E’ infatti giurisprudenza pacifica di questa Corte che i motivi del ricorso per Cassazione devono investire, a pena di inammissibilità, questioni che siano già comprese nel tema del decidere del giudizio di appello, non essendo prospettabili per la prima volta in Cassazione questioni nuove o nuovi temi di contestazione non trattati nella fase del merito e non rilevabili d’ufficio (Cass. 4787/2012).

Come questa Corte ha già affermato, infatti, il ricorrente, al fine di evitare una statuizione di inammissibilità per novità della censura, ha l’onere non solo di allegare l’avvenuta deduzione della questione avanti al giudice del merito, ma anche di indicare in quale atto del precedente giudizio lo abbia fatto, onde dar modo alla Corte di cassazione di controllare “ex actis” la veridicità di tale asserzione, prima di esaminarne il merito (Cass.2140/2006).

Nel caso di specie, la ricorrente non ha assolto al suddetto onere di riportare il contenuto del proprio atto di impugnazione con cui ha censurato la statuizione del primo giudice o ha comunque riproposto la questione della titolarità del rapporto.
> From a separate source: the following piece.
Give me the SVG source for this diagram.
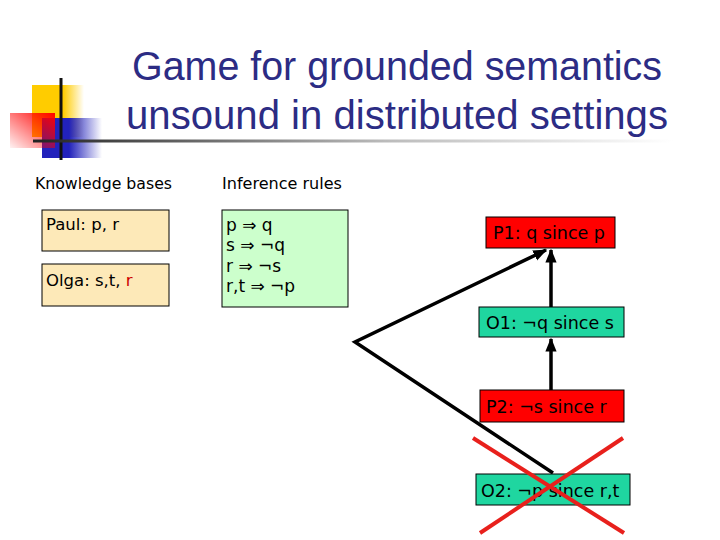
<svg xmlns="http://www.w3.org/2000/svg" width="720" height="540" viewBox="0 0 720 540">
<defs>
<linearGradient id="gy" x1="0" y1="0" x2="1" y2="0"><stop offset="0" stop-color="#ffcc00"/><stop offset="0.6" stop-color="#ffcc00"/><stop offset="1" stop-color="#ffcc00" stop-opacity="0"/></linearGradient>
<linearGradient id="gr" x1="1" y1="0" x2="0" y2="1"><stop offset="0" stop-color="#ff0000"/><stop offset="1" stop-color="#ff0000" stop-opacity="0.05"/></linearGradient>
<linearGradient id="gb" x1="0" y1="0" x2="1" y2="0"><stop offset="0" stop-color="#2222bb"/><stop offset="0.45" stop-color="#2222bb"/><stop offset="1" stop-color="#2222bb" stop-opacity="0"/></linearGradient>
<linearGradient id="gl" x1="0" y1="0" x2="1" y2="0"><stop offset="0" stop-color="#222"/><stop offset="0.55" stop-color="#bbb"/><stop offset="1" stop-color="#fff"/></linearGradient>
<marker id="ah" viewBox="0 0 10 10" refX="9" refY="5" markerWidth="4" markerHeight="4" orient="auto" markerUnits="strokeWidth"><path d="M0,1 L10,5 L0,9 z" fill="#000"/></marker>
<style>
.t{font-family:"Liberation Sans",Arial,sans-serif;fill:#2c2c84;font-size:40px;text-anchor:middle}
.h{font-family:"DejaVu Sans","Liberation Sans",sans-serif;font-size:15px;fill:#000}
.b{font-family:"DejaVu Sans","Liberation Sans",sans-serif;font-size:16.5px;fill:#000}
.r{font-family:"DejaVu Sans","Liberation Sans",sans-serif;font-size:17px;fill:#000}
.n{font-family:"DejaVu Sans","Liberation Sans",sans-serif;font-size:17.5px;fill:#000}
.kb{fill:#fde9b8;stroke:#000;stroke-width:1}
.ir{fill:#ccffcc;stroke:#000;stroke-width:1}
.p{fill:#ff0000;stroke:#000;stroke-width:1}
.o{fill:#1fd6a0;stroke:#000;stroke-width:1}
.c{fill:none;stroke:#000;stroke-width:3.5}
.x{stroke:#e8201c;stroke-width:4}
</style>
</defs>
<rect width="720" height="540" fill="#fff"/>
<g id="logo">
<rect x="32" y="85" width="52" height="52" fill="url(#gy)"/>
<rect x="42" y="118" width="60" height="40" fill="url(#gb)"/>
<rect x="10" y="113" width="45" height="35" fill="url(#gr)"/>
<line x1="61" y1="78" x2="61" y2="160" stroke="#111" stroke-width="3"/>
<rect x="33" y="139.5" width="640" height="3" fill="url(#gl)"/>
</g>
<g id="title">
<text class="t" x="397" y="80" textLength="530" lengthAdjust="spacingAndGlyphs">Game for grounded semantics</text>
<text class="t" x="397" y="129" textLength="542" lengthAdjust="spacingAndGlyphs">unsound in distributed settings</text>
</g>
<text class="h" x="35" y="189" textLength="137" lengthAdjust="spacingAndGlyphs">Knowledge bases</text>
<text class="h" x="222" y="189" textLength="120" lengthAdjust="spacingAndGlyphs">Inference rules</text>
<g id="paul">
<rect class="kb" x="42" y="210" width="127" height="41"/>
<text class="b" x="46" y="230">Paul: p, r</text>
</g>
<g id="olga">
<rect class="kb" x="42" y="264" width="127" height="42"/>
<text class="b" x="46" y="286">Olga: s,t, <tspan fill="#cc0000">r</tspan></text>
</g>
<g id="rules">
<rect class="ir" x="222" y="210" width="126" height="97"/>
<text class="r" x="226" y="231">p ⇒ q</text>
<text class="r" x="226" y="251">s ⇒ ¬q</text>
<text class="r" x="226" y="272">r ⇒ ¬s</text>
<text class="r" x="226" y="292">r,t ⇒ ¬p</text>
</g>
<g id="connectors">
<line class="c" x1="551" y1="307" x2="551" y2="250" marker-end="url(#ah)"/>
<line class="c" x1="551" y1="390" x2="551" y2="339" marker-end="url(#ah)"/>
<polyline class="c" points="553,473 355,342 546,250" marker-end="url(#ah)"/>
</g>
<g id="P1">
<rect class="p" x="486" y="217" width="129" height="31"/>
<text class="n" x="493" y="239" fill="#300">P1: q since p</text>
</g>
<g id="O1">
<rect class="o" x="479" y="307" width="145" height="30"/>
<text class="n" x="486" y="329">O1: ¬q since s</text>
</g>
<g id="P2">
<rect class="p" x="480" y="390" width="144" height="32"/>
<text class="n" x="486" y="413" fill="#300">P2: ¬s since r</text>
</g>
<g id="O2">
<rect class="o" x="476" y="474" width="154" height="31"/>
<text class="n" x="481" y="497">O2: ¬p since r,t</text>
</g>
<g id="cross">
<line class="x" x1="473" y1="438" x2="624" y2="533"/>
<line class="x" x1="623" y1="438" x2="480" y2="533"/>
</g>
</svg>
Il ricorso va dunque respinto e le spese, regolate secondo soccombenza, si liquidano come da dispositivo.

Deve darsi atto della sussistenza dei presupposti processuali ai sensi del D.P.R. 30 maggio 2002, n. 115, art. 13, comma 1 quater per il versamento, da parte della ricorrente, dell’ulteriore importo a titolo di contributo unificato, in misura pari a quello, ove dovuto, per il ricorso, a norma dello stesso art. 13, comma 1 bis.

P.Q.M.

La Corte rigetta il ricorso.

Condanna la ricorrente al pagamento in favore della controricorrente delle spese del presente giudizio di legittimità, che liquida in 4.200,00 Euro di cui 200,00 Euro per esborsi, oltre a rimborso forfettario per spese generali, in misura del 15%; ed accessori di legge.

Ai sensi del D.P.R. 30 maggio 2002, n. 115, art. 13, comma 1 quater dà atto della sussistenza dei presupposti processuali per il versamento, da parte del ricorrente, dell’ulteriore importo a titolo di contributo unificato, pari a quello, ove dovuto, per il ricorso principale a norma dello stesso art. 13, comma 1 bis.

Così deciso in Roma, il 30 ottobre 2019.